Six months later, as I have already told in this blog, I was invited to work with Lizanne and Judith again. This invitation was decisive: I worked as a research assistant and survived a Canadian winter — impressive for a Mexican. And for the first time in my life, I understood something about me, thanks to my two supervisors: that I was capable. That research in literature and language was a possible way. Lizanne and Judith (and the extraordinary Julie Ruel!) made it possible for me to see this path as a real opportunity.
But my Canadian journey does not end there. When I wanted to apply for a master’s degree at UQÀM, I needed a letter of recommendation. Timidly, I wrote to Lizanne asking for such a letter: I do not know what she wrote about me, but later I received a recruitment scholarship par excellence at UQÀM’s Department of Literary Studies .
Four years after my first experience with Mitacs, from Globalink intern to mentor with five outstanding interns of my own, my heart is full of gratitude: for the program, but also for my teachers, especially for Lizanne, for always believing in me. Having a person like her in my life, thanks to Mitacs, determined my path to one of the happiest decisions I made academically and personally.
To all the students who will apply to travel to Canada in 2019, do not hesitate. The experience is wonderful if you know how to enjoy it, and if you find a teacher like Lizanne Lafontaine on your way (they are rare!), try to learn everything you can from her. I wish you the best of luck to all new candidates and I hope we will be able to see each other again soon on this side of the world.

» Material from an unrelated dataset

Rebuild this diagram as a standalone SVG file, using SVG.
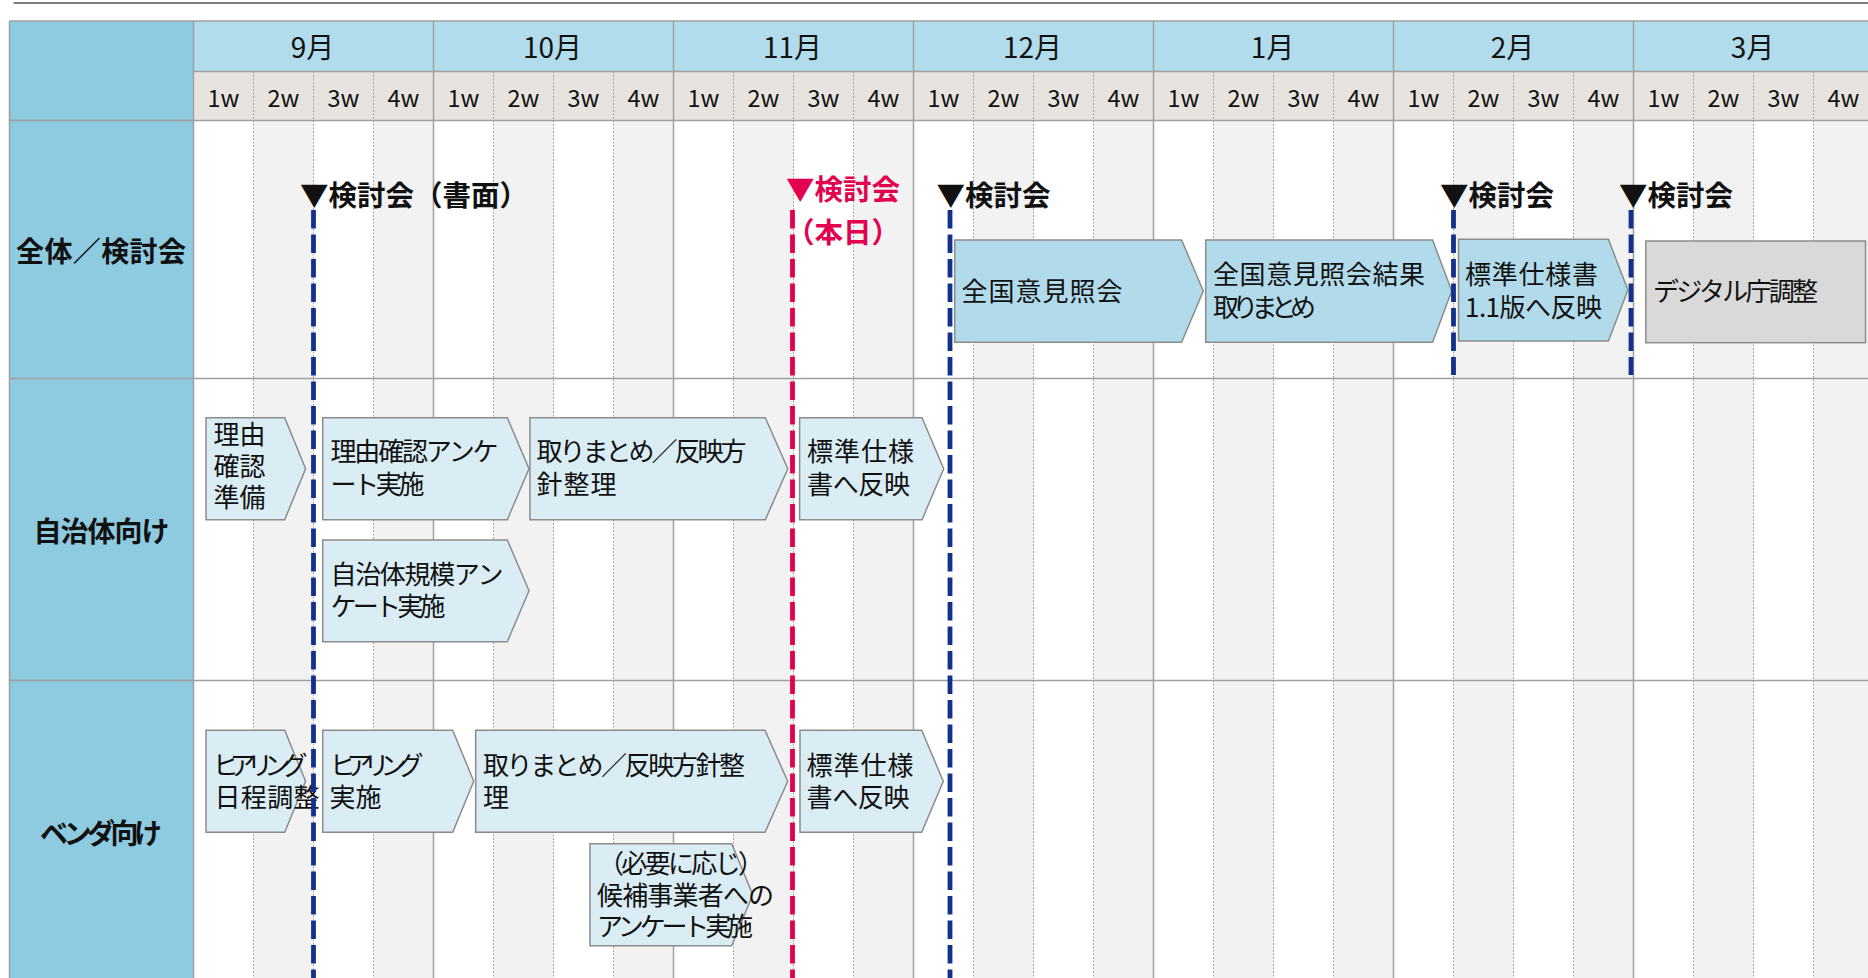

Nydia Pando has a degree in Hispanic Literature from the University of Guadalajara in Mexico. She has been published in books in Mexico, Spain, and Ecuador, and has received scholarships in Romania, France, and Germany. Her Globalink Research Internship participation in 2014 led her to co-author in a research article published at the University of Alberta with Prof. Émery-Bruneau (2016). Since September 2017, she has been a master’s student in literary studies (focused on poetry, feminism, and immigration) at the Université du Québec à Montréal.